Overview
Twigs can discover your source code as an asset. For a quick primer, read this.
You can discover a single git repo or local repo folder or all repositories for a given GitHub User. Note for the latter i.e. discover all repositories for GitHub User; you need to have GitHub CLI “gh” installed.
Supported package / dependency managers for source code discovery are:
Python [pip]
Java Script [npm, yarn]
Ruby [ruby]
Java [maven, gradle, jar]
.NET/C# [nuget]
DLL (* for vulnerability assessment only)
Rust [cargo]
There are multiple functionalities provided as below:
Identify vulnerabilities – This helps you identify any vulnerabilities in 3rd party libraries / packages used in your source code project. You can indicate to twigs whether you are interested in tracking vulnerabilities in direct (shallow level) or indirect (deep level) dependencies.
License compliance – You need to know how licensing of the open source components (libraries/packages) used in your software project impact you. For example – one cannot release a commercial software product built using open source components with a restrictive license
Code secrets – Twigs can be used to identify any secrets that are inadvertently embedded in your source code. Twigs can identify secrets using any or all of the three approach mentioned below:
Entropy – Detect secrets by automatically identifying high entropy strings in your source code.
Regular Expressions – twigs provides support for regular expressions for identifying standard secrets (like OAuth tokens, JWT tokens, etc.). You can specify your own custom regular expressions in a file if needed.
Common Passwords – twigs provides support for identifying common passwords from a top 500 common passwords list. You can provide your own common passwords file, if needed.
Static Application Security Testing (SAST) – You can perform SAST checks on your source code projects.
Infrastructure as Code (IaC) security tests on cloudformation, terraform, kubernetes, serverless, arm, terraform_plan, helm templates.
Pre-requisites
For static code analysis (SAST) tests, twigs uses an open source tool called semgrep. For more information on semgrep and how to download it, refer to this link.

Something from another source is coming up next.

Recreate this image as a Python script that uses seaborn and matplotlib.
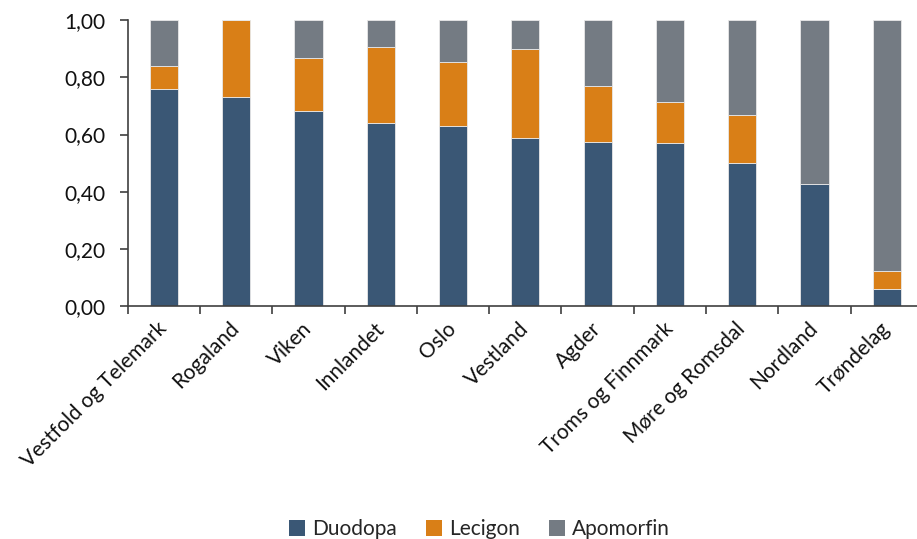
import matplotlib
matplotlib.use("Agg")
import matplotlib.pyplot as plt
import matplotlib.ticker as mticker
from matplotlib.patches import Patch
import numpy as np
import pandas as pd
import seaborn as sns

# Data (shares per region)
regioner = ["Vestfold og Telemark", "Rogaland", "Viken", "Innlandet", "Oslo",
            "Vestland", "Agder", "Troms og Finnmark", "Møre og Romsdal",
            "Nordland", "Trøndelag"]
duodopa = [0.760, 0.730, 0.684, 0.642, 0.629, 0.589, 0.575, 0.571, 0.500, 0.428, 0.060]
lecigon = [0.080, 0.270, 0.183, 0.263, 0.224, 0.309, 0.194, 0.144, 0.167, 0.000, 0.064]
apomorfin = [0.160, 0.000, 0.133, 0.095, 0.147, 0.102, 0.231, 0.285, 0.333, 0.572, 0.876]

serier = ["Duodopa", "Lecigon", "Apomorfin"]
farger = ["#3a5775", "#d97f17", "#747b83"]

df = pd.DataFrame({"Region": regioner, "Duodopa": duodopa,
                   "Lecigon": lecigon, "Apomorfin": apomorfin})

sns.set_style("white")
plt.rcParams["font.family"] = ["Lato", "DejaVu Sans"]

fig = plt.figure(figsize=(9.17, 5.39), dpi=100)
ax = fig.add_axes([127.7 / 917, 233 / 539, 795.3 / 917, 285.7 / 539])

bunn = np.zeros(len(regioner))
for serie, farge in zip(serier, farger):
    sns.barplot(data=df, x="Region", y=serie, color=farge, bottom=bunn,
                width=0.39, edgecolor="#e8e8e8", linewidth=0.6, ax=ax,
                saturation=1)
    bunn = bunn + df[serie].values

ax.set_ylim(0, 1.0)
ax.set_xlim(-0.5, len(regioner) - 0.5)
ax.yaxis.set_major_locator(mticker.MultipleLocator(0.2))
ax.yaxis.set_major_formatter(mticker.FuncFormatter(lambda v, p: f"{v:.2f}".replace(".", ",")))
ax.set_xlabel("")
ax.set_ylabel("")

for side in ["top", "right"]:
    ax.spines[side].set_visible(False)
for side in ["left", "bottom"]:
    ax.spines[side].set_color("#404040")
    ax.spines[side].set_linewidth(1.2)

ax.tick_params(axis="y", which="major", direction="out", length=6, width=1.2,
               color="#404040", labelsize=15, left=True, pad=10)
ax.tick_params(axis="x", which="major", length=0, labelsize=15, pad=14)
ax.set_xticks(np.arange(-0.5, len(regioner), 1.0), minor=True)
ax.tick_params(axis="x", which="minor", direction="out", length=6, width=1.2,
               color="#404040", bottom=True)
ax.set_xticks(range(len(regioner)))
ax.set_xticklabels(regioner, rotation=45, ha="right", va="center",
                   rotation_mode="anchor")
for lbl in ax.get_xticklabels() + ax.get_yticklabels():
    lbl.set_color("#111111")

handles = [Patch(facecolor=c, edgecolor="none", label=s) for s, c in zip(serier, farger)]
fig.legend(handles=handles, loc="center", bbox_to_anchor=(0.523, 0.018), ncol=3,
           frameon=False, fontsize=15, handlelength=0.75, handleheight=0.75,
           handletextpad=0.35, columnspacing=1.4, borderpad=0)

fig.savefig("out.png", dpi=100)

For security checks in your infrastructure-as-code (IaC) code, twigs uses an open source tool called checkov. For more information on checkov and how to download it, refer to this link.
Steps
The steps involved to discover your source code as an asset are as below:
Open a new shell / terminal.
Check that twigs is installed and running properly by running below command:
twigs repo -h
You can run the command as below:
twigs repo (--repo REPO | --gh_user GH_USER)[--branch BRANCH]
[--type {pip,ruby,yarn,nuget,npm,maven,gradle,dll,jar,cargo}]
[--level {shallow,deep}][--include_unused_dependencies]
[--assetid ASSETID]
[--assetname ASSETNAME][--secrets_scan]
[--enable_entropy]
[--regex_rules_file REGEX_RULES_FILE]
[--check_common_passwords]
[--common_passwords_file COMMON_PASSWORDS_FILE]
[--include_patterns INCLUDE_PATTERNS]
[--include_patterns_file INCLUDE_PATTERNS_FILE]
[--exclude_patterns EXCLUDE_PATTERNS]
[--exclude_patterns_file EXCLUDE_PATTERNS_FILE]
[--mask_secret][--no_code][--sast][--iac_checks]
After discovery is complete, you can login into ThreatWorx Console to view the newly discovery asset from your source code.
Pro Tips:
Use the branch option to specify an optional branch of remote git repo (applicable for single git repo discovery only).
For certain dependency managers like npm, you can control the dependency levels to inspect by using the –level [shallow|deep] option.
twigs can determine the type of dependency manager by looking at the source code. But in case you want twigs to discover dependencies of a certain type, you can use the –type option.
For certain technologies (like npmjs), only used direct dependencies are considered by default (i.e. dependencies referenced in the source code). Use to the –include_unused_dependencies switch to consider all dependencies, note this may introduce false positives.
Secrets such as tokens, keys etc. embedded in the source code can be found using –secrets_scan option. A default set of regex rules are used for this which can be substituted for your regex rules file. A more advanced (but noisy) way is to use –enable_entropy to detect secrets based on text patterns.
The –mask_secret option will hide any secret strings that are collected from the source code.
The –no_code option will prevent any code snippet from being collected or transmitted as part of the discovery. The source file and line numbers will be collected and transmitted.
Common passwords embedded in source code can be scanned for using the –check_common_passwords option. You may provide your own list of common passwords as a simple text file using –common_passwords_file option.
The include_ and exclude_ options can be used to specify or skip certain file name patterns or directories while scanning the source code repository.